Intrinsic Limits of Charge Carrier Mobilities in Layered Halide Perovskites

Layered halide perovskites have emerged as potential alternatives to three-dimensional halide perovskites due to their improved stability and larger material phase space, allowing fine-tuning of structural, electronic, and optical properties. However, their charge carrier mobilities are significantly smaller than that of three-dimensional halide perovskites, which has a considerable impact on their application in optoelectronic devices. Here, we employ state-of-the-art ab initio approaches to unveil the electron-phonon mechanisms responsible for the diminished transport properties of layered halide perovskites. Starting from a prototypical ABX$_{3}$ halide perovskite, we model the case of $n=1$ and $n=2$ layered structures and compare their electronic and transport properties to the three-dimensional reference.

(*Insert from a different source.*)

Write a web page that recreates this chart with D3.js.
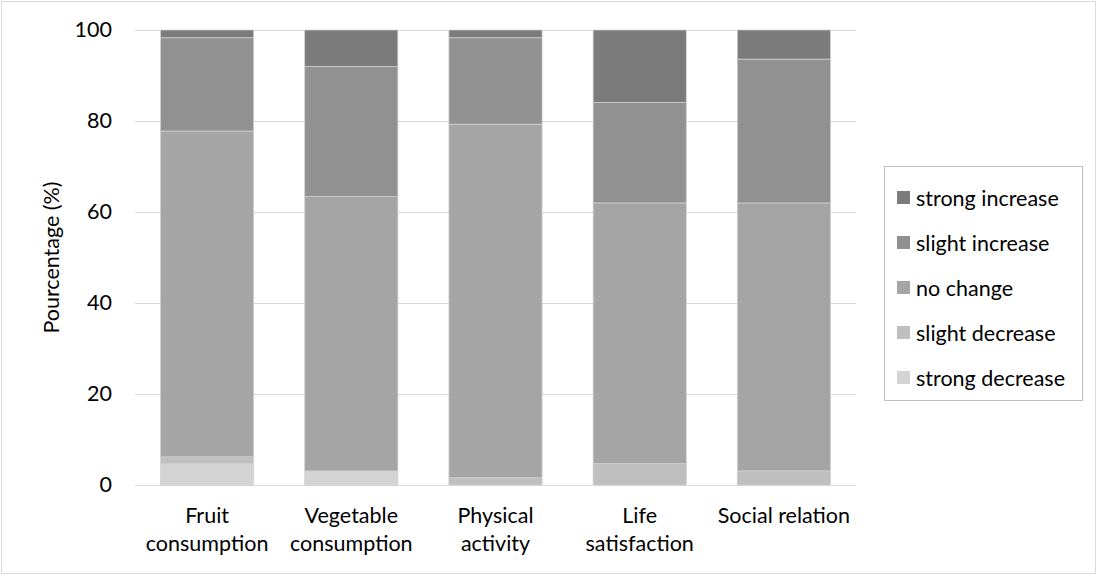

The electronic and phononic properties are investigated within density functional theory (DFT) and density functional perturbation theory (DFPT), while transport properties are obtained via the ab initio Boltzmann transport equation. The vibrational modes contributing to charge carrier scattering are investigated and associated with polar-phonon scattering mechanisms arising from the long-range Fr\"ohlich coupling and deformation potential scattering processes. Our investigation reveals that the lower mobilities in layered systems primarily originates from the increased electronic density of states at the vicinity of the band edges, while the electron-phonon coupling strength remains similar. Such increase is caused by the dimensionality reduction and the break in octahedra connectivity along the stacking direction. Our findings provide a fundamental understanding of the electron-phonon coupling mechanisms in layered perovskites and highlight the intrinsic limitations of the charge carrier transport in these materials.